Lo cierto es que Túnez está considerada como la nación más competitiva del continente, la mano de obra está relativamente bien formada; la OCDE lo clasifica como país emergente. El 75 por ciento de sus exportaciones tiene como destino la Unión Europea. La nueva Constitución de febrero de 2014 garantiza la libertad de conciencia y de culto y la equiparación del hombre y la mujer. El artículo 6 garantiza incluso el derecho a no profesar ninguna fe, caso único en el mundo árabe. Pero entre 3 000 y 6 000 tunecinos, dependiendo de las fuentes de información, están luchando en Siria, un par de cientos en Libia y otros en Yemen y Malí. Los yihadistas son uno de los mayores productos de exportación del país en
cifras tanto relativas como absolutas. Porque, a pesar de la revolución, no ha habido muchos cambios. Los problemas sociales son grandes, las perspectivas pequeñas. Sin embargo, en el tejado de la casa de Dahmen hay instaladas células solares. Y lo mismo ocurre prácticamente en cada vivienda.

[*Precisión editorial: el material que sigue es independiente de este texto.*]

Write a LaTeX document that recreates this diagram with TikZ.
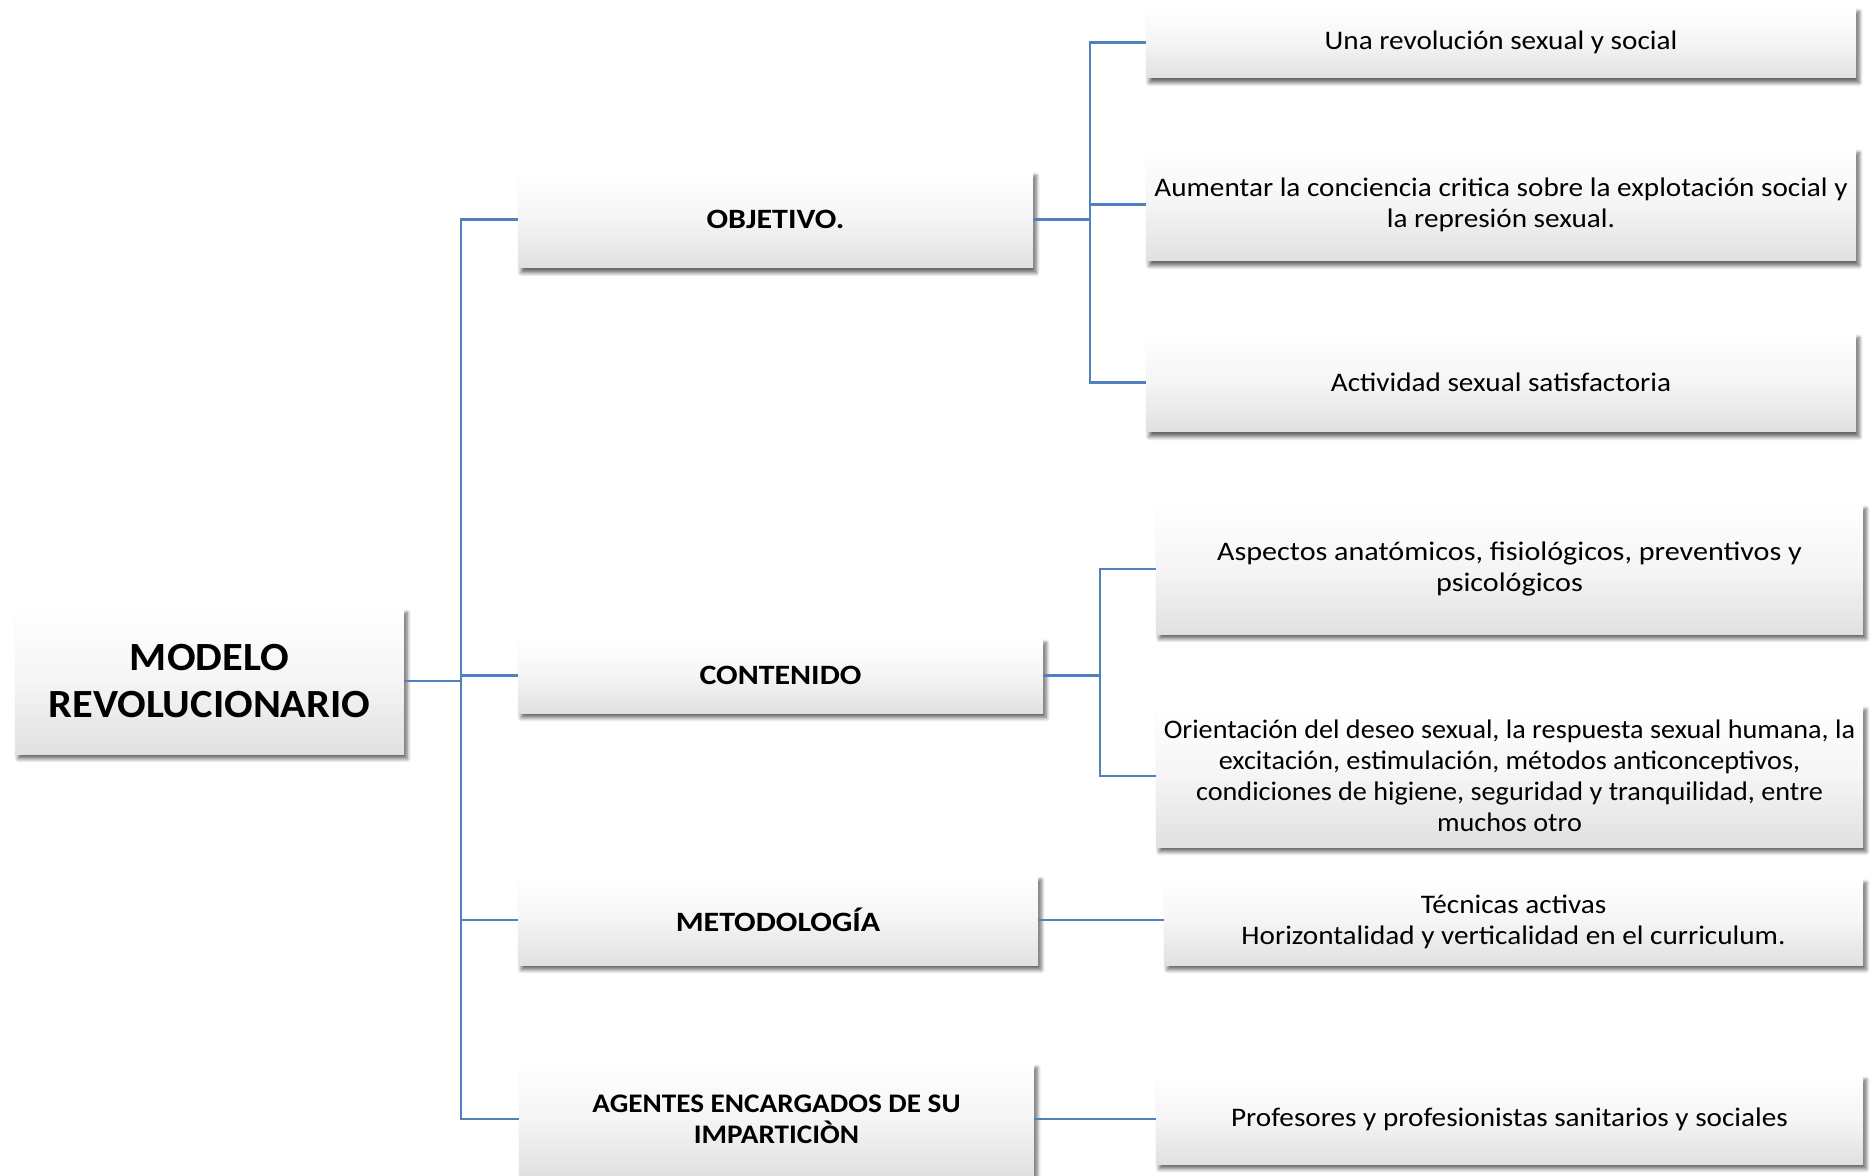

Y donde hay movimientos sociales y manifestaciones también hay una sociedad civil.
Dahmen se levanta. Sale a la puerta de casa y mira a su alrededor. No hay nadie. Enciende un cigarrillo. “Soy un pescador que pesca con tinajas, soy el pasado”, apunta.
Su hija pequeña se acerca, lleva puestas unas zapatillas de color rosa, con un estampado de ositos y un corazón grande. Sostiene en la mano el resultado de un examen. Trabajo de la asignatura de informática, 18 puntos sobre 20. Quizá me convierta en profesora, comenta, quiero hacer algo que sirva de ayuda. Habla francés con fluidez y domina el árabe clásico. Se adentra en el patio, mientras Dahmen la sigue con la mirada. Después, tira el cigarrillo al suelo. Al pasado le sigue el futuro. “No puede ser de otra manera”, explica.